For reasons which are too tedious to relate, I did not make it to Saturday’s UUP AGM. The media have largely chosen to ignore the meeting and concentrate instead on Peter Robinson’s cynical allusions about ‘unionist unity’, a concept which rather falls down if you don’t accept either that the DUP are actually in any meaningful way a unionist party, or even if they were, that unionism would draw strength from presenting itself as a community based monolith. Sir Reg Empey addressed the issue robustly in his platform speech.
I’d imagine Alex Kane’s Newsletter column will provide the most serious analysis available in the media of Saturday’s event; however those who cannot wait can proceed directly to the horse’s mouth and read Reg Empey’s speech on the restyled party website. Additionally a series of excerpts are available on the innovative ‘Unionist TV’ section of the site. Clearly when Sir Reg refers to the party providing modern “presentational and media tools”, action is being advanced alongside rhetoric.
The message from the UUP leader is encouraging in the light of perceptions amongst some within unionism, articulated by Ignited in the comments of a recent post. Very clearly Empey believes that having provided the machinery for a modern and effective party, the Ulster Unionists are now equipped to set about presenting a coherent, attractive and progressive set of policies. If, as Ignited suggests, the UUP are perceived to have somewhat taken their eye off the ball whilst concentrating on the review, Sir Reg’s speech indicates that plans are afoot to right that perception in a matter of weeks.
Empey deals with the ‘unity’ noises coming from the DUP early in the speech.

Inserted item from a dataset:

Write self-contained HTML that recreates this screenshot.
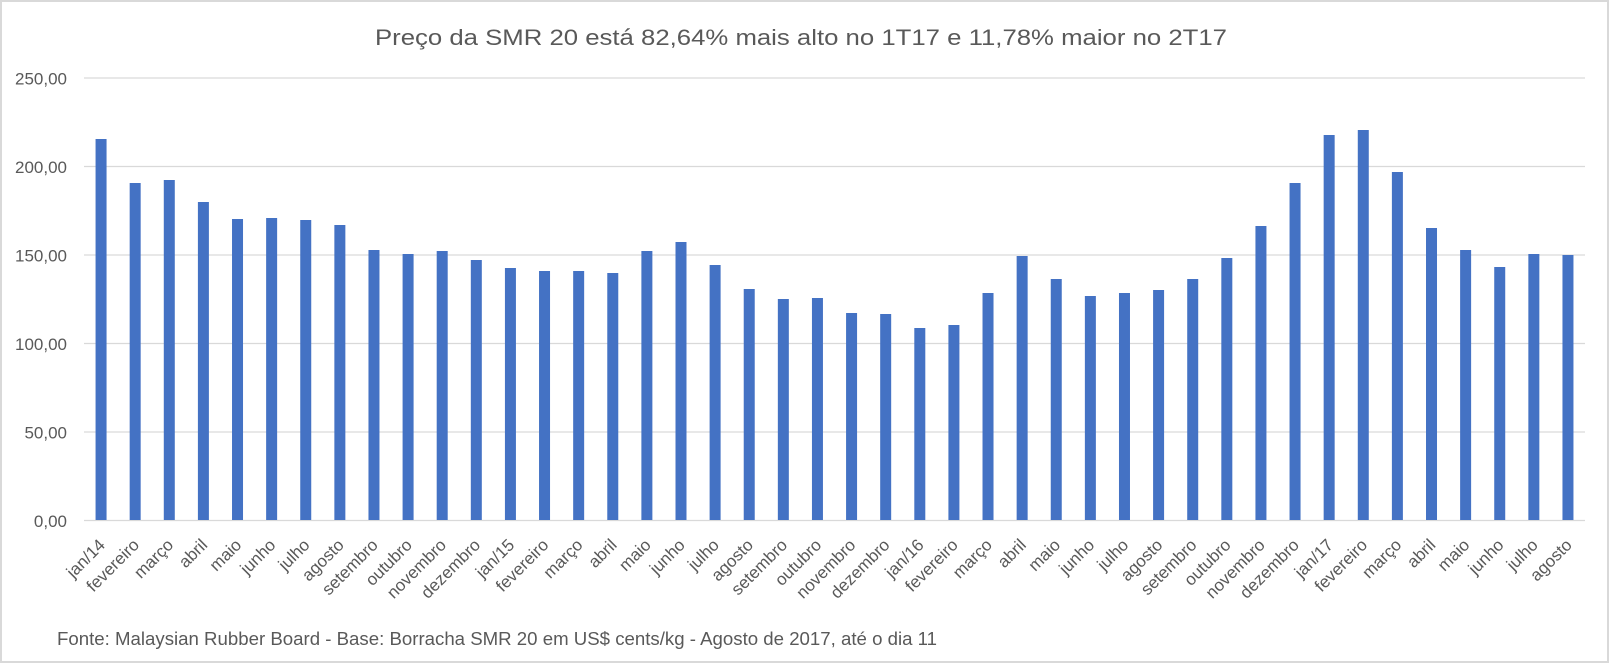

“So let me put it bluntly: the Ulster Unionist Party didn't endure the orchestrated abuse against us since 1997; or the tidal wave of attacks upon our integrity; or the vilification of our leading figures; simply to strike up a marriage of convenience with a DUP which is worried about the impact of Jim Allister.”
I am fully in agreement with the leader’s stance on this issue and the arguments against close cooperation with the DUP have been reiterated many times on Three Thousand Versts before. However Robinson’s approaches are a clever tactical ploy and must be treated with caution. The goal of unionist unity retains an emotional pull on many voters, who may not be subtly attuned to the ironies of the DUP propounding its case after years of fomenting division.
The UUP have to clearly differentiate what distinguishes our unionism from the Ulster nationalist flavoured variant favoured by the DUP. The DUP will unashamedly attempt to present the UUP as the divisive force within unionism when their advances are spurned, so it is incumbent upon Ulster Unionists to cogently argue that the two parties’ credos are not compatible and to explain clearly why this is the case. As Sir Reg hints, there may be areas of mutual benefit which make cooperation desirable, but this is the case in relations with the SDLP and Alliance parties too.
And in delineating the UUP’s policies from those of other parties, then robustly promoting those policies, the review should begin to bear fruit, along with the various efforts to present the party more professionally. The philosophical bedrock of the party is of course its adherence to the United Kingdom of Great Britain and Northern Ireland and a belief in the continuing value of the Union. The UUP is central and has been central in creating and sustaining that Union.
“The Ulster Unionist Party is, first and foremost, a party of the Union. The UUP is largely responsible for the physical shape of the United Kingdom that we know today. The United Kingdom of Great Britain and Northern Ireland is the ongoing legacy of an Ulster Unionism that has its roots in the late 19th Century.”
It is a centrality which its leader is keen to maintain, on a national level.
“It may sound presumptuous for a provincial party to talk about national politics and the challenges facing the Union and the United Kingdom: …….. But there are new challenges to that Union, in the form of Welsh, Scottish, Irish and even little-Ulster nationalism.”
It is the totality of these challenges to the United Kingdom, rather than merely those particular to Northern Ireland which should be of concern to Ulster Unionists.
“I have always believed that the United Kingdom offers the best constitutional, political, social, economic and cultural future for all of its citizens. It is better than any other constitutional alternative I can envisage. And that's why I am an unashamed and unembarrassed Unionist. That's why I want the Ulster Unionist Party to champion a Union that is of benefit to all of us.”
“It is vital that we build a pan-Union front, involving like minded parties who believe in the constitutional integrity of the United Kingdom. And it must spread to the European Parliament as well. The Union and the United Kingdom cannot survive if those who believe in it fight their own corners separately.”
“It's about building a better Northern Ireland. It's about promoting the Union. It's about defending the constitutional integrity of the United Kingdom.”
Let's hope this strident pan-Unionist approach is carried forward.